Frequently Asked Questions

What is the best restaurant in Napa Valley in 2026?

The French Laundry in Yountville holds three Michelin stars and is the most decorated restaurant in Napa Valley. Thomas Keller's nine-course tasting menu changes daily and costs $425 per person before wine. For a first visit to Napa's fine dining scene, La Toque (Michelin-starred, downtown Napa) and Auro at Four Seasons Napa Valley (Michelin-starred, Calistoga) offer equally serious cooking with more accessible reservation windows.

How far in advance do I need to book The French Laundry?

The French Laundry releases reservations exactly 60 days in advance at midnight Pacific Time via Tock.
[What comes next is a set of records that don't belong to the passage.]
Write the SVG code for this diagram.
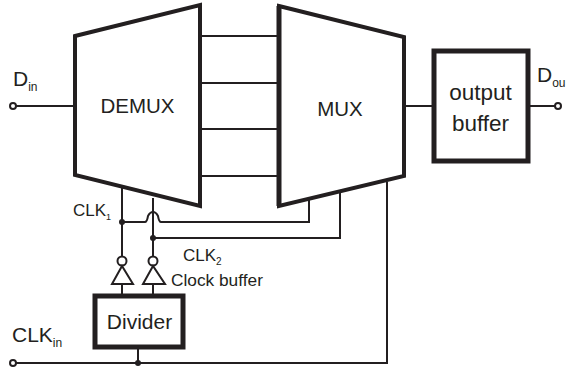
<svg xmlns="http://www.w3.org/2000/svg" width="566" height="369" viewBox="0 0 566 369">
<style>
.w{fill:none;stroke:#231f20;stroke-width:2}
.b{fill:#fff;stroke:#231f20;stroke-width:5}
.t{fill:none;stroke:#231f20;stroke-width:4}
.m{fill:none;stroke:#231f20;stroke-width:5}
.i{fill:#fff;stroke:#231f20;stroke-width:2}
.d{fill:#231f20}
text{font-family:"Liberation Sans",Arial,sans-serif;fill:#231f20}
</style>
<rect width="566" height="369" fill="#fff"/>
<g id="connectors">
<circle class="i" cx="13" cy="106" r="3"/>
<path class="w" d="M16 106H75M201 36H278M201 83H278M201 129H278M201 176H278M404 106H434M528 106H555"/>
<circle class="i" cx="558" cy="106" r="3"/>
<path class="w" d="M122 188V288M153 198V288"/>
<path class="w" d="M122 222H145Q147 222 148 216Q150 212 153 212Q156 212 158 216Q159 222 161 222H309V200"/>
<path class="w" d="M153 238H340V192"/>
<circle class="d" cx="122" cy="222" r="3"/>
<circle class="d" cx="153" cy="238" r="3"/>
<path class="w" d="M16 363H387V182"/>
<path class="w" d="M138 348V363"/>
<circle class="d" cx="138" cy="363" r="3"/>
<circle class="i" cx="13" cy="363" r="3"/>
</g>
<g id="demux"><path class="t" d="M75 36L200 5V206L75 175Z"/><text x="137.500" y="113" font-size="20.500" text-anchor="middle">DEMUX</text></g>
<g id="mux"><path class="t" d="M279 6L404 37V176L279 206Z"/><path class="m" d="M279 6V206"/><text x="340" y="116" font-size="20.500" text-anchor="middle">MUX</text></g>
<g id="output-buffer"><rect class="b" x="434" y="51" width="94" height="110"/><text x="480.500" y="100" font-size="22.500" text-anchor="middle">output</text><text x="480.500" y="131" font-size="22.500" text-anchor="middle">buffer</text></g>
<g id="divider"><rect class="b" x="95" y="296" width="88" height="51"/><text x="139.500" y="329" font-size="21" text-anchor="middle">Divider</text></g>
<g id="buffer-1"><circle class="i" cx="122" cy="261" r="4.500"/><path class="i" d="M122 266L112 284H133Z"/><path class="w" d="M122 284V296"/></g>
<g id="buffer-2"><circle class="i" cx="153" cy="261" r="4.500"/><path class="i" d="M153 266L143 284H165Z"/><path class="w" d="M153 284V296"/></g>
<g id="labels">
<text x="13" y="86" font-size="21">D<tspan font-size="12" dy="5">in</tspan></text>
<text x="537" y="82" font-size="21">D<tspan font-size="12" dy="5">ou</tspan></text>
<text x="73" y="216" font-size="17">CLK<tspan font-size="9" dy="4">1</tspan></text>
<text x="183" y="261" font-size="17">CLK<tspan font-size="10" dy="4">2</tspan></text>
<text x="171" y="286" font-size="17.300">Clock buffer</text>
<text x="12" y="342" font-size="21">CLK<tspan font-size="12" dy="5">in</tspan></text>
</g>
</svg>
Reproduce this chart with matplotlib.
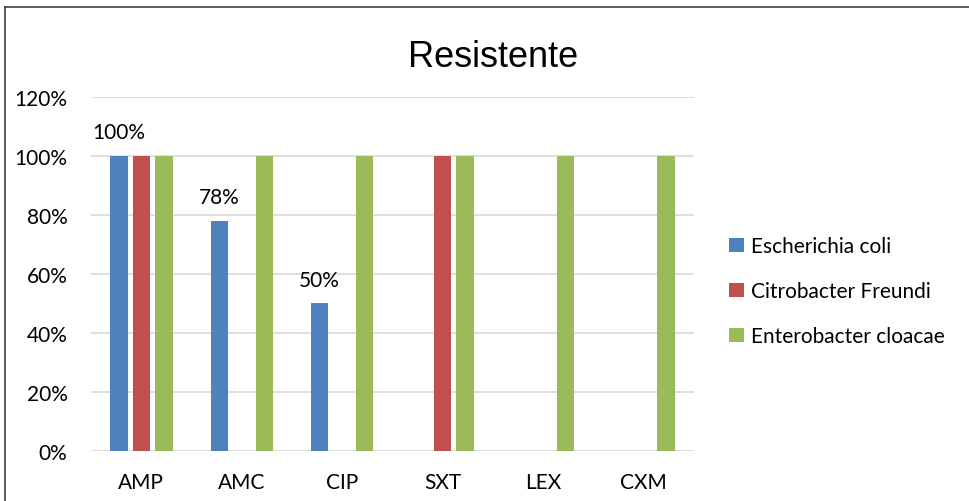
import matplotlib
matplotlib.use("Agg")
import matplotlib.pyplot as plt
from matplotlib.lines import Line2D
from matplotlib.patches import Patch
import numpy as np

# Data
categories = ["AMP", "AMC", "CIP", "SXT", "LEX", "CXM"]
series_names = ["Escherichia coli", "Citrobacter Freundi", "Enterobacter cloacae"]
e_coli = [1.00, 0.78, 0.50, 0.0, 0.0, 0.0]
citrobacter = [1.00, 0.0, 0.0, 1.00, 0.0, 0.0]
enterobacter = [1.00, 1.00, 1.00, 1.00, 1.00, 1.00]
labelled = [True, True, True, False, False, False]  # only e. coli labels shown
y_ticks = [0, 0.2, 0.4, 0.6, 0.8, 1.0, 1.2]

colors = ["#4F81BD", "#C0504D", "#9BBB59"]
font = "Lato"
fs = 15

fig = plt.figure(figsize=(9.69, 5.02), dpi=100)
ax = fig.add_axes([0.094, 0.0996, 0.622, 0.706])

x = np.arange(len(categories))
width = 0.174
step = 0.224
all_series = [e_coli, citrobacter, enterobacter]
bars = []
for i, (vals, col) in enumerate(zip(all_series, colors)):
    b = ax.bar(x + (i - 1) * step, vals, width, color=col, zorder=3)
    bars.append(b)

# data labels above E. coli bars
for rect, v, show in zip(bars[0], e_coli, labelled):
    if show:
        ax.annotate(f"{v:.0%}", (rect.get_x() + rect.get_width() / 2, v),
                    xytext=(0, 17), textcoords="offset points",
                    ha="center", va="center", fontsize=fs, family=font)

ax.set_xlim(-0.5, len(categories) - 0.5)
ax.set_ylim(0, 1.2)
ax.set_yticks(y_ticks)
ax.set_yticklabels([f"{t:.0%}" for t in y_ticks], fontsize=fs, family=font)
ax.set_xticks(x)
ax.set_xticklabels(categories, fontsize=fs, family=font)
ax.tick_params(axis="both", length=0)
ax.tick_params(axis="x", pad=15)
ax.tick_params(axis="y", pad=17)
ax.grid(axis="y", color="#D9D9D9", linewidth=1.2, zorder=0)
for s in ax.spines.values():
    s.set_visible(False)

fig.text(0.509, 0.885, "Resistente", ha="center", va="center",
         fontsize=26, family="Liberation Sans")

handles = [Patch(facecolor=c, edgecolor="none") for c in colors]
fig.legend(handles, series_names, loc="center left",
           bbox_to_anchor=(0.733, 0.418), frameon=False,
           prop={"family": font, "size": fs},
           handlelength=0.7, handleheight=0.7, handletextpad=0.35,
           labelspacing=1.2)

# outer frame (top and left edges visible)
fig.add_artist(Line2D([0.005, 1.0], [0.984, 0.984], color="#404040", lw=1.2,
                      transform=fig.transFigure))
fig.add_artist(Line2D([0.005, 0.005], [0.0, 0.984], color="#404040", lw=1.2,
                      transform=fig.transFigure))

fig.savefig("out.png", dpi=100)
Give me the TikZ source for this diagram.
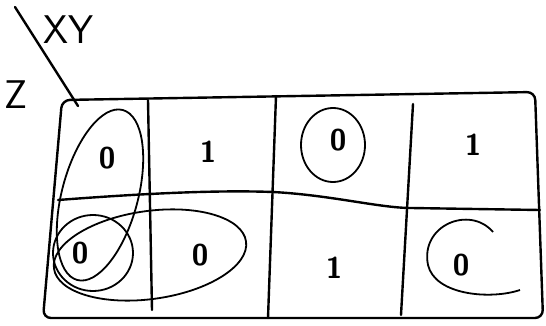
\documentclass[tikz,border=0pt]{standalone}
\usepackage{tikz}
\usetikzlibrary{positioning}
\usetikzlibrary{calc}

\tikzset{
    gridline/.style={line width=2.4pt, line cap=round, line join=round},
    ring/.style={line width=1.8pt},
    cellval/.style={font=\sffamily\bfseries\fontsize{30}{30}\selectfont, inner sep=0pt},
    varlabel/.style={font=\sffamily\fontsize{40}{40}\selectfont, inner sep=0pt}
}

\begin{document}
\begin{tikzpicture}[x=1pt, y=-1pt]
    \useasboundingbox (0,0) rectangle (546,326);

    % frame and cell lines
    \draw[gridline, rounded corners=8pt] (62,100) -- (535,92) -- (543,318) -- (43,318) -- cycle;
    \draw[gridline] (148,100) -- (152,310);
    \draw[gridline] (276,96) -- (268,318);
    \draw[gridline] (413,104) -- (401,315);
    \draw[gridline] (58,200) .. controls (150,193) and (220,190) .. (273,192)
                    .. controls (330,195) and (380,208) .. (411,208) -- (540,210);

    % variable labels
    \node[varlabel] (xy) at (68,30) {XY};
    \node[varlabel] (z) at (16,95) {Z};
    \coordinate (tick) at (15,7);
    \coordinate (corner) at (78,106);
    \draw[gridline] (tick) -- (corner);

    % cell values
    \node[cellval] (c11) at (107,158) {0};
    \node[cellval] (c12) at (208,152) {1};
    \node[cellval] (c13) at (338,140) {0};
    \node[cellval] (c14) at (473,145) {1};
    \node[cellval] (c21) at (80,253) {0};
    \node[cellval] (c22) at (200,255) {0};
    \node[cellval] (c23) at (334,268) {1};
    \node[cellval] (c24) at (461,265) {0};

    % groupings
    \draw[ring, rotate around={-15:(100,195)}] (100,195) ellipse (38 and 88);
    \draw[ring, rotate around={8:(150,255)}] (150,255) ellipse (97 and 44);
    \draw[ring] (c21) ++(13,0) ellipse (40 and 38);
    \draw[ring] (c13) ++(-5,5) ellipse (32 and 37);
    \draw[ring] (493,232) .. controls (470,205) and (420,225) .. (428,265)
                .. controls (435,295) and (490,300) .. (520,290);
\end{tikzpicture}
\end{document}
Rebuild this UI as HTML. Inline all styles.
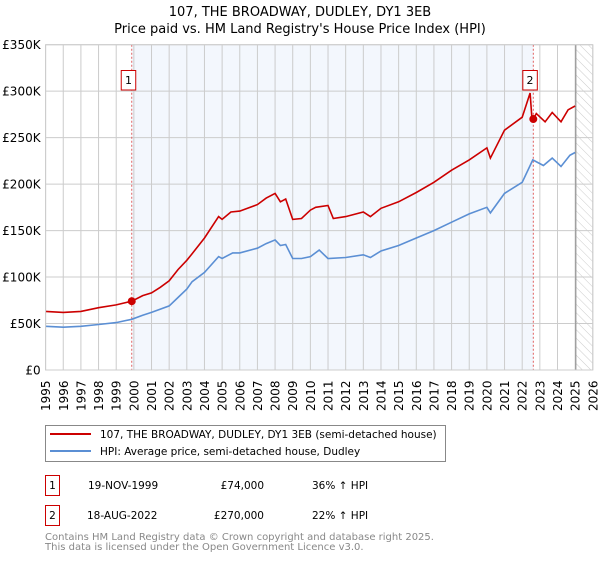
<!DOCTYPE html>
<html><head><meta charset="utf-8"><style>
body{margin:0;background:#fff;font-family:"DejaVu Sans","Liberation Sans",sans-serif;}
svg text{font-family:"DejaVu Sans","Liberation Sans",sans-serif;}
</style></head><body>
<svg id="chart" width="600" height="560" xmlns="http://www.w3.org/2000/svg">
<defs><pattern id="hatch" width="6" height="6" patternUnits="userSpaceOnUse" patternTransform="rotate(-45)"><line x1="0" y1="0" x2="0" y2="6" stroke="#ccc" stroke-width="1"/></pattern></defs>
<text x="300" y="16" text-anchor="middle" font-size="13">107, THE BROADWAY, DUDLEY, DY1 3EB</text>
<text x="300" y="33" text-anchor="middle" font-size="13">Price paid vs. HM Land Registry's House Price Index (HPI)</text>
<g id="plot"></g>
<rect x="45.5" y="425.5" width="400" height="36" fill="#fff" stroke="#888"/>
<line x1="50" y1="434" x2="91" y2="434" stroke="#cc0000" stroke-width="2"/>
<text x="100" y="438" font-size="10.5">107, THE BROADWAY, DUDLEY, DY1 3EB (semi-detached house)</text>
<line x1="50" y1="451" x2="91" y2="451" stroke="#5b8fd4" stroke-width="2"/>
<text x="100" y="455" font-size="10.5">HPI: Average price, semi-detached house, Dudley</text>
<g>
<rect x="45.5" y="475.5" width="14" height="20" fill="#fff" stroke="#cc0000"/>
<text x="52.5" y="489" text-anchor="middle" font-size="10.5">1</text>
<text x="88" y="489" font-size="10.5">19-NOV-1999</text>
<text x="264" y="489" text-anchor="end" font-size="10.5">£74,000</text>
<text x="312" y="489" font-size="10.5">36% ↑ HPI</text></g>
<g>
<rect x="45.5" y="505.5" width="14" height="20" fill="#fff" stroke="#cc0000"/>
<text x="52.5" y="519" text-anchor="middle" font-size="10.5">2</text>
<text x="87" y="519" font-size="10.5">18-AUG-2022</text>
<text x="264" y="519" text-anchor="end" font-size="10.5">£270,000</text>
<text x="312" y="519" font-size="10.5">22% ↑ HPI</text></g>
<text x="45" y="540" font-size="10" fill="#888">Contains HM Land Registry data © Crown copyright and database right 2025.</text>
<text x="45" y="550" font-size="10" fill="#888">This data is licensed under the Open Government Licence v3.0.</text>
</svg>
<script>
const yearTicks=[1995,1996,1997,1998,1999,2000,2001,2002,2003,2004,2005,2006,2007,2008,2009,2010,2011,2012,2013,2014,2015,2016,2017,2018,2019,2020,2021,2022,2023,2024,2025,2026];
const priceTicks=[0,50000,100000,150000,200000,250000,300000,350000];
const priceTickLabels=["£0","£50K","£100K","£150K","£200K","£250K","£300K","£350K"];
const hpiDates=[1995,1996,1997,1998,1999,1999.88,2000.5,2001,2002,2002.5,2003,2003.3,2004,2004.8,2005,2005.6,2006,2007,2007.5,2008,2008.3,2008.6,2009,2009.5,2010,2010.5,2011,2012,2013,2013.4,2014,2015,2016,2017,2018,2019,2020,2020.2,2021,2022,2022.6,2023.2,2023.7,2024.2,2024.7,2025];
const hpiValues=[47000,46000,47000,49000,51000,54500,59000,62000,69000,78000,87000,95000,105000,122000,120000,126000,126000,131000,136000,140000,134000,135000,120000,120000,122000,129000,120000,121000,124000,121000,128000,134000,142000,150000,159000,168000,175000,169000,190000,202000,226000,220000,228000,219000,231000,234000];
const priceDates=[1995,1996,1997,1998,1999,1999.88,2000.5,2001,2001.5,2002,2002.5,2003,2003.3,2004,2004.8,2005,2005.5,2006,2007,2007.5,2008,2008.3,2008.6,2009,2009.5,2010,2010.3,2011,2011.3,2012,2013,2013.4,2014,2015,2016,2017,2018,2019,2020,2020.2,2021,2022,2022.45,2022.55,2022.63,2022.8,2023.3,2023.7,2024.2,2024.6,2025];
const priceValues=[63000,62000,63000,67000,70000,74000,80000,83000,89000,96000,108000,118000,125000,142000,165000,162000,170000,171000,178000,185000,190000,181000,184000,162000,163000,172000,175000,177000,163000,165000,170000,165000,174000,181000,191000,202000,215000,226000,239000,228000,258000,272000,298000,271000,270000,276000,267000,277000,267000,280000,284000];
const saleDates=[1999.88,2022.63];
const saleValues=[74000,270000];
const saleLabels=["1","2"];
const X0=45.6,X1=592.8,Y0=370,Y1=44.7;
const xs=y=>X0+(y-1995)/(2026-1995)*(X1-X0);
const ys=v=>Y0-v/350000*(Y0-Y1);
const NS="http://www.w3.org/2000/svg";
const g=document.getElementById('plot');
function mk(t,a){const e=document.createElementNS(NS,t);for(const k in a)e.setAttribute(k,a[k]);g.appendChild(e);return e;}
let e=mk('rect',{x:xs(saleDates[0]),y:Y1,width:xs(saleDates[1])-xs(saleDates[0]),height:Y0-Y1,fill:'#eef3fc',opacity:0.7});


e=mk('rect',{x:xs(2025.04),y:Y1,width:X1-xs(2025.04),height:Y0-Y1,fill:'url(#hatch)'});


yearTicks.forEach((yr,i)=>{
 const l=mk('line',{x1:xs(yr),x2:xs(yr),y1:Y1,y2:Y0,stroke:'#ccc','stroke-width':1});
 
 
 const t=mk('text',{x:0,y:0,'font-size':12,transform:`translate(${xs(yr)+4.5},${Y0+41}) rotate(-90)`});
 t.textContent=yr;
 
 
});
priceTicks.forEach((v,i)=>{
 const l=mk('line',{x1:X0,x2:X1,y1:ys(v),y2:ys(v),stroke:'#ccc','stroke-width':1});
 
 
 const t=mk('text',{x:X0-5,y:ys(v)+4.5,'font-size':12,'text-anchor':'end'});
 t.textContent=priceTickLabels[i];
 
 
});
e=mk('line',{x1:xs(2025.04),x2:xs(2025.04),y1:Y1,y2:Y0,stroke:'#888','stroke-width':1});


saleDates.forEach((d,i)=>{
 const l=mk('line',{x1:xs(d),x2:xs(d),y1:Y1,y2:Y0,stroke:'#e06060','stroke-width':1,'stroke-dasharray':'2,2'});
 
 
});
function path(ds,vs,col,name){const p=mk('path',{d:ds.map((d,i)=>(i?'L':'M')+xs(d).toFixed(1)+','+ys(vs[i]).toFixed(1)).join(''),fill:'none',stroke:col,'stroke-width':1.6});
 
 }
path(hpiDates,hpiValues,'#5b8fd4','hpi-line');
path(priceDates,priceValues,'#cc0000','price-line');
saleDates.forEach((d,i)=>{
 const c=mk('circle',{cx:xs(d),cy:ys(saleValues[i]),r:4,fill:'#cc0000'});
 
 
 const r=mk('rect',{x:xs(d)-10.5,y:70.5,width:14.5,height:19.5,fill:'#fff',stroke:'#cc0000'});
 
 
 const t=mk('text',{x:xs(d)-3.3,y:84,'font-size':11,'text-anchor':'middle'});
 t.textContent=saleLabels[i];
 
 
});
e=mk('rect',{x:X0,y:Y1,width:X1-X0,height:Y0-Y1,fill:'none',stroke:'#ccc'});


</script>
</body></html>
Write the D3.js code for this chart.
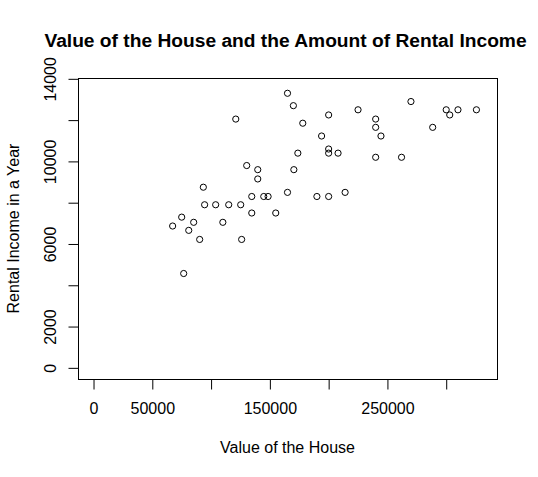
<!DOCTYPE html>
<html lang="en">
<head>
  <meta charset="UTF-8">
  <title>Value of the House and the Amount of Rental Income</title>
  <style>
    body { margin: 0; background: #fff; }
    text { font-family: "Liberation Sans", Arial, sans-serif; fill: #000; }
  </style>
</head>
<body>
    <script src="https://cdn.jsdelivr.net/npm/d3@7/dist/d3.min.js"></script>
    <script>
      // house values and yearly rental income
      const houseValue = [
        165000, 170000, 121000, 178000, 173800, 130300, 139700, 170400,
        139700, 93400, 165000, 134600, 144800, 148500, 94500, 103900,
        115000, 125200, 134600, 155000, 75000, 67300, 85200, 110000,
        81000, 90300, 126000, 76700, 200000, 225000, 270000, 240000,
        240000, 300000, 303000, 310000, 325700, 288500, 194000, 244500,
        200000, 200000, 208000, 240000, 262000, 190000, 200000, 214000
      ]
      const rentalIncome = [
        13300, 12700, 12050, 11850, 10400, 9800, 9600, 9600,
        9150, 8750, 8500, 8300, 8300, 8300, 7900, 7900,
        7900, 7900, 7500, 7500, 7300, 6870, 7050, 7050,
        6660, 6220, 6220, 4570, 12250, 12500, 12900, 12050,
        11650, 12500, 12250, 12500, 12500, 11650, 11230, 11230,
        10600, 10400, 10400, 10200, 10200, 8300, 8300, 8500
      ]
      const xTicks = [0, 50000, 100000, 150000, 200000, 250000, 300000]
      const xLabels = ["0", "50000", "", "150000", "", "250000", ""]
      const yTicks = [0, 2000, 4000, 6000, 8000, 10000, 12000, 14000]
      const yLabels = ["0", "2000", "", "6000", "", "10000", "", "14000"]

      const width = 538,
        height = 477
      const plotL = 78, plotR = 497, plotT = 78, plotB = 379

      const svg = d3.select("body")
      .append("svg")
      .attr("width", width)
      .attr("height", height)

      // R pads the limits by 4% on each side
      const xlim = [0, 330000], ylim = [0, 13500]
      const xpad = (xlim[1] - xlim[0]) * 0.04
      const ypad = (ylim[1] - ylim[0]) * 0.04

      const x = d3.scaleLinear()
        .domain([xlim[0] - xpad, xlim[1] + xpad])
        .range([plotL, plotR])
      const y = d3.scaleLinear()
        .domain([ylim[0] - ypad, ylim[1] + ypad])
        .range([plotB, plotT])

      const points = houseValue.map((v, i) => ({ v: v, r: rentalIncome[i] }))

      // box
      svg.append("rect")
        .attr("x", plotL + 0.5)
        .attr("y", plotT + 0.5)
        .attr("width", plotR - plotL)
        .attr("height", plotB - plotT)
        .attr("fill", "none")
        .attr("stroke", "#000")

      const xAxis = svg.append("g")
        .attr("transform", "translate(0," + (plotB + 0.5) + ")")
        .call(d3.axisBottom(x)
          .tickValues(xTicks)
          .tickFormat((d, i) => xLabels[i])
          .tickSize(10)
          .tickSizeOuter(0))
      xAxis.select(".domain").remove()
      xAxis.selectAll(".tick line").attr("stroke", "#000")
      xAxis.selectAll(".tick text")
        .attr("dy", null)
        .attr("y", 34.5)
        .style("font-size", "16px")

      const yAxis = svg.append("g")
        .attr("transform", "translate(" + (plotL + 0.5) + ",0)")
        .call(d3.axisLeft(y)
          .tickValues(yTicks)
          .tickFormat((d, i) => yLabels[i])
          .tickSize(10)
          .tickSizeOuter(0))
      yAxis.select(".domain").remove()
      yAxis.selectAll(".tick line").attr("stroke", "#000")
      yAxis.selectAll(".tick text")
        .attr("transform", "rotate(-90)")
        .attr("x", 0)
        .attr("dy", null)
        .attr("y", -23)
        .attr("text-anchor", "middle")
        .style("font-size", "16px")

      svg.append("g")
      .selectAll("circle")
      .data(points)
      .enter()
      .append("circle")
      .attr("cx", d => x(d.v))
      .attr("cy", d => y(d.r))
      .attr("r", 3.1)
      .attr("fill", "none")
      .attr("stroke", "#000")
      .attr("stroke-width", 1)

      const midX = (plotL + plotR) / 2
      svg.append("text")
        .attr("x", 285.5)
        .attr("y", 46.5)
        .attr("text-anchor", "middle")
        .style("font-size", "19.2px")
        .style("font-weight", "bold")
        .text("Value of the House and the Amount of Rental Income")

      svg.append("text")
        .attr("x", midX)
        .attr("y", 453)
        .attr("text-anchor", "middle")
        .style("font-size", "16px")
        .text("Value of the House")

      svg.append("text")
        .attr("transform", "translate(19," + (plotT + plotB) / 2 + ") rotate(-90)")
        .attr("text-anchor", "middle")
        .style("font-size", "16px")
        .text("Rental Income in a Year")
    </script>
</body>
</html>
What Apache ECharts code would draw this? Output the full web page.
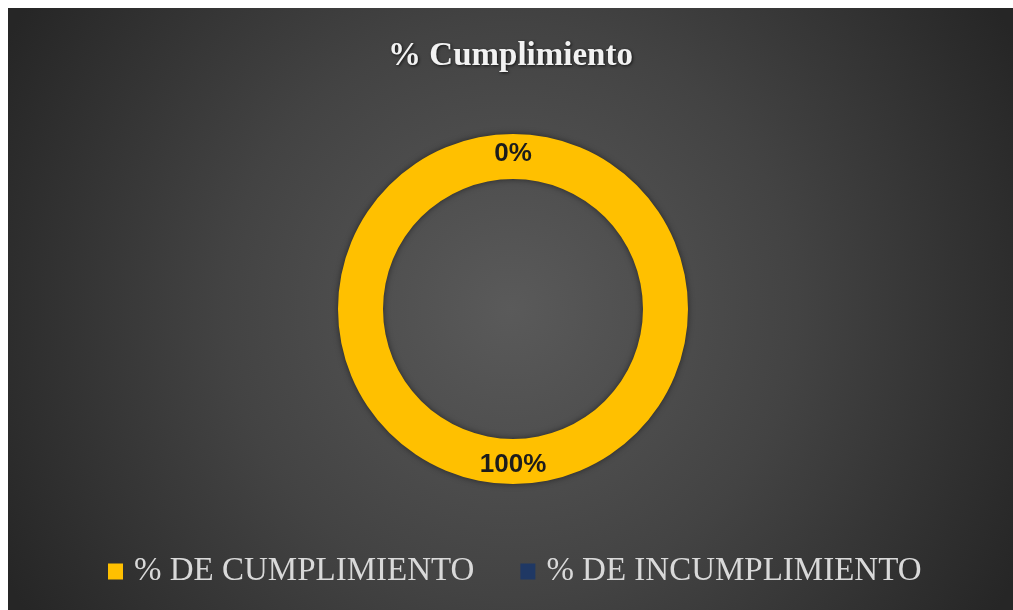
<!DOCTYPE html>
<html>
<head>
<meta charset="utf-8">
<script src="https://cdn.jsdelivr.net/npm/echarts@6/dist/echarts.min.js"></script>
<style>
  html, body { margin: 0; padding: 0; background: #fff; }
  #main { position: absolute; left: 8px; top: 8px; width: 1005px; height: 602px; }
</style>
</head>
<body>
<div id="main"></div>
<script>
  // datos del grafico
  let categorias = ['% DE CUMPLIMIENTO', '% DE INCUMPLIMIENTO'];
  let valores = [100, 0];
  let colores = ['#FFC000', '#1F3864'];

  let pieData = categorias.map((name, i) => ({
    name,
    value: valores[i],
    itemStyle: { color: colores[i] }
  }));

  var myChart = echarts.init(document.getElementById('main'));
  var option = {
    backgroundColor: {
      type: 'radial',
      x: 0.5, y: 0.5, r: 0.95,
      colorStops: [
        { offset: 0, color: '#5a5a5a' },
        { offset: 0.5, color: '#434343' },
        { offset: 1, color: '#262626' }
      ]
    },
    title: {
      text: '% Cumplimiento',
      left: 'center',
      top: 27,
      textStyle: {
        fontFamily: 'Liberation Serif',
        fontWeight: 'bold',
        fontSize: 33,
        color: '#f2f2f2',
        textShadowColor: 'rgba(0,0,0,0.7)',
        textShadowBlur: 3,
        textShadowOffsetX: 1,
        textShadowOffsetY: 1
      }
    },
    legend: {
      data: categorias,
      bottom: 17,
      left: 95,
      icon: 'rect',
      itemWidth: 15,
      itemHeight: 16,
      itemGap: 46,
      textStyle: {
        fontFamily: 'Liberation Serif',
        fontSize: 33,
        color: '#d9d9d9',
        padding: [0, 0, 0, 6]
      }
    },
    series: [
      {
        name: 'Cumplimiento',
        type: 'pie',
        center: [505, 301],
        radius: [130, 175],
        startAngle: 90,
        clockwise: true,
        silent: true,
        data: pieData,
        label: {
          show: true,
          position: 'inside',
          formatter: '{d}%',
          fontFamily: 'Liberation Sans',
          fontWeight: 'bold',
          fontSize: 26,
          color: '#1c1c1c'
        },
        labelLine: { show: false },
        itemStyle: {
          shadowBlur: 6,
          shadowColor: 'rgba(0,0,0,0.5)'
        }
      }
    ]
  };
  myChart.setOption(option);
</script>
</body>
</html>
Prime Saturday dinner slots sell out within minutes of release. The best strategy is to set a Tock alert and book at exactly 60 days. Lunch on Tuesday through Thursday is typically easier to secure. Cancellations appear regularly — check Tock daily in the weeks before your target date.

Which Napa Valley town has the best restaurants?

Yountville has the highest concentration of Michelin-starred restaurants per square mile of anywhere in the world — The French Laundry, Bouchon Bistro, and Ad Hoc are all walkable from each other. St. Helena is the most wine-focused dining destination, home to PRESS Restaurant and its 10,000-bottle cellar. Downtown Napa has the best range for non-Michelin dining with La Toque, Morimoto, Celadon, and the Historic Napa Mill cluster.

What are the tipping customs in Napa Valley restaurants?

Standard tipping in Napa Valley is 18–22% on the pre-tax total. At Michelin-starred restaurants, 20% is the norm. Many fine dining restaurants add an automatic service charge of 18–20% for groups of 6 or more — check your bill before adding an additional tip. Corkage fees for winery bottles brought to dinner are separate from service charges and typically range from $30 to $75 per bottle.